Cybersecurity and debit represent the two major common themes as it relates to recent regulatory attention globally, a top official at Visa noted in a recent analyst discussion.
During the discussion with Morgan Stanley analysts, Byron Pollitt, Visa’s chief financial officer, said the company is broadly and fully engaged in both areas. Debit represents the fastest-growing portfolio for the card brand outside the U.S., but it’s also the one where governments are taking a keen interest, he noted.
“When you think about financial inclusion, you should think about in the context of debit,” Pollitt said. “So there is a very clear supportive government agenda with regards to debit and the notion that it should be regulated.”
A worldwide net
As such, Visa has deployed government-relations representatives “all over the planet” to help establish relationships early with governments in order to educate, “because economically how you structure or potentially regulate debit can have a dramatic impact on the speed at which it penetrates a market,” Pollitt said. “And there is a tendency for governments to think starting out low cost, put pressure on interchange. These types of pressures taken too far can significantly limit the rate of growth for debit.”
The recent agreements made in Europe with the European Commission on debit are good example. Under a recent settlement Visa Europe made with the commission, merchants will be charged 0.3 percent of the sale per transaction. This move harmonizes Visa Europe’s fee structure with MasterCard. Though they share common rules and brands, Visa Europe isn’t part of Visa Inc. and remains a card association comprised of member banks.
Visa Europe CEO Nicolas Huss stated publicly that the company will move to accept the agreement rather than fighting it in court. “Visa Europe will continue to focus on developing and providing payment solutions for the benefit of consumers, rather than pursuing lengthy legal cases,” he said.
Tops on the regulatory agenda
Topping the top two global regulatory themes Visa faces, however, is cyber security, which the Target breach caused to catapult to the top of the agenda, Pollitt said.
“So cyber security is undoubtedly topic number one, and this is one that very quickly gets you to chip on cards,” he said.
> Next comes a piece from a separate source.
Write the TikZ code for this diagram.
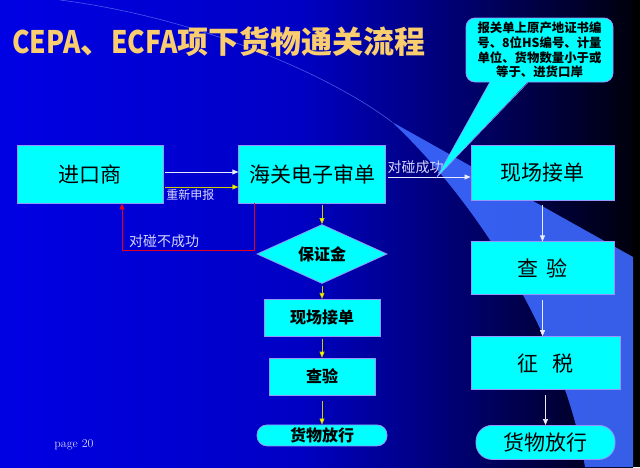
\documentclass[tikz,border=0pt]{standalone}
\usepackage{fontspec}
\usepackage{tikz}
\usetikzlibrary{arrows.meta, positioning, shapes.geometric, calc}
\newfontfamily\cjk{Noto Sans CJK SC}
\definecolor{bgA}{RGB}{0,0,228}
\definecolor{bgB}{RGB}{0,0,196}
\definecolor{bgC}{RGB}{0,0,100}
\definecolor{bgD}{RGB}{0,0,12}
\definecolor{beamblue}{RGB}{60,105,255}
\definecolor{boxfill}{RGB}{0,255,255}
\definecolor{boxline}{RGB}{150,150,255}
\definecolor{tagcol}{RGB}{215,215,255}
\definecolor{titlecol}{RGB}{250,205,110}
\definecolor{okcol}{RGB}{235,235,255}
\definecolor{retrycol}{RGB}{255,255,0}
\definecolor{failcol}{RGB}{230,0,30}

\begin{document}
\begin{tikzpicture}[x=1pt, y=-1pt]
  \tikzset{>={Triangle[length=6pt,width=5pt]}, node distance=20pt,
    box/.style={draw=boxline, line width=0.8pt, fill=boxfill, inner sep=0pt,
      font=\cjk\fontsize{21}{24}\selectfont},
    mbox/.style={box, font=\cjk\bfseries\fontsize{16}{18}\selectfont},
    pill/.style={box, rounded corners=#1},
    note/.style={draw=boxline, line width=0.8pt, fill=boxfill, rounded corners=9pt,
      minimum width=147pt, minimum height=64pt, inner sep=0pt, align=center,
      font=\cjk\bfseries\fontsize{12.4}{14.6}\selectfont},
    tag/.style={text=tagcol, inner sep=1pt, font=\cjk\fontsize{14}{16}\selectfont},
    okline/.style={draw=okcol, line width=0.7pt, ->, shorten <=2pt},
    retryline/.style={draw=retrycol!80!black, line width=0.7pt, -{Triangle[length=6pt,width=5pt,fill=retrycol]}, shorten <=2pt},
    failline/.style={draw=failcol, line width=0.8pt, ->},
    beam/.style={fill=beamblue, opacity=0.9},
    beamline/.style={draw=beamblue!70!white, line width=0.6pt, opacity=0.6},
    titletext/.style={text=titlecol, inner sep=0pt, font=\cjk\bfseries\fontsize{31}{34}\selectfont}
  }
  \useasboundingbox (0,0) rectangle (640,467);

  % background
  \shade[left color=bgA, right color=bgB] (0,0) rectangle (301,467);
  \shade[left color=bgB, right color=bgC] (300,0) rectangle (481,467);
  \shade[left color=bgC, right color=bgD] (480,0) rectangle (633,467);
  \fill[black] (632,0) rectangle (640,467);
  \fill[beam] (392,122) -- (633,257) -- (633,467) -- (585,467)
    .. controls (562,330) and (470,195) .. cycle;
  \draw[beamline] (60,0) .. controls (200,18) and (330,75) .. (392,122);

  % title
  \node[titletext, anchor=west] (title) at (12,42)
    {\scalebox{0.85}[1]{CEPA}、\scalebox{0.85}[1]{ECFA}项下货物通关流程};

  % first row
  \node[box, minimum width=146pt, minimum height=58pt] (imp) at (90,174) {进口商};
  \node[box, minimum width=147pt, minimum height=58pt, right=75pt of imp] (audit) {海关电子审单};
  \node[box, minimum width=143pt, minimum height=55pt] (rcv) at (542.5,172.5) {现场接单};

  % right column
  \node[box, minimum width=143pt, minimum height=53pt, below=41pt of rcv] (chk) {查\hspace{9pt}验};
  \node[box, minimum width=149pt, minimum height=53pt, below right=41pt and 0pt of chk.south west] (tax) {征\hspace{14pt}税};
  \node[pill=16pt, minimum width=139pt, minimum height=34pt, below=35pt of tax] (rel) {货物放行};

  % middle column
  \node[diamond, draw=boxline, line width=0.8pt, fill=boxfill, inner sep=0pt, aspect=2.2,
    minimum width=130pt, minimum height=59pt,
    font=\cjk\bfseries\fontsize{16}{18}\selectfont] (guar) at (322,254) {保证金};
  \node[mbox, minimum width=116pt, minimum height=37pt, below=15pt of guar] (mrcv) {现场接单};
  \node[mbox, minimum width=106pt, minimum height=37pt, below=21pt of mrcv] (mchk) {查验};
  \node[pill=10pt, font=\cjk\bfseries\fontsize{16}{18}\selectfont,
    minimum width=130pt, minimum height=21pt, below=29pt of mchk] (mrel) {货物放行};

  % connectors
  \draw[okline] ([yshift=2pt]imp.east) -- ([yshift=2pt]audit.west);
  \draw[retryline] ([yshift=-13pt]imp.east) -- ([yshift=-13pt]audit.west)
    node[tag, below=1pt, pos=0.36, font=\cjk\fontsize{12}{14}\selectfont] (retry) {重新申报};
  \draw[failline] ([xshift=-57.5pt]audit.south) -- ++(0,47) -| ([xshift=32pt]imp.south);
  \node[tag] (fail) at (164,241) {对碰不成功};
  \draw[okline] ([yshift=-3pt]audit.east) -- ([yshift=-4.5pt]rcv.west)
    node[tag, above=2pt, pos=0.35] (ok) {对碰成功};

  \draw[retryline] (guar.north |- audit.south) -- (guar.north);
  \draw[retryline] (guar.south) -- (mrcv.north);
  \draw[retryline] (mrcv.south) -- (mchk.north);
  \draw[retryline] ([yshift=-3pt]mchk.south) -- (mrel.north);

  \draw[okline] ([yshift=-3pt]rcv.south) -- (chk.north);
  \draw[okline] ([yshift=-3pt]chk.south) -- (chk.south |- tax.north);
  \draw[okline] ([yshift=-3pt]tax.south) -- (rel.north);

  % callout
  \node[note] (note) at (539.5,50)
    {报关单上原产地证书编\\号、8位HS编号、计量\\单位、货物数量小于或\\等于、进货口岸};
  \coordinate (tip) at (437,177);
  \fill[boxfill] ([xshift=-49.5pt,yshift=1pt]note.south) -- (tip)
    -- ([xshift=-11.5pt,yshift=1pt]note.south) -- cycle;
  \draw[boxline, line width=0.6pt] ([xshift=-49.5pt]note.south) -- (tip)
    -- ([xshift=-11.5pt]note.south);

  % page number
  \node[text=tagcol, font=\fontsize{12}{13}\selectfont] (page) at (74,445) {page 20};
\end{tikzpicture}
\end{document}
With the chip on cards in an EMV environment, it eliminates where 70 percent of the physical point-of-sale fraud in that it eliminates counterfeit fraud, he said.
Many merchants contend that not including the PIN, which eliminates the lost or stolen card fraud, doesn’t do enough to combat the fraud issue sufficiently, and they would prefer a chip-and-PIN requirement instead of allowing users to sign for transactions. Pollitt countered by saying two-thirds of U.S. merchants aren’t equipped to accept PIN-based transactions.
“If PIN were to be included as a fix at the same time, it would, in our view, dramatically slow the rollout of EMV, which is chip. And chip is what gets you to 70% of the fraud,” Pollitt said.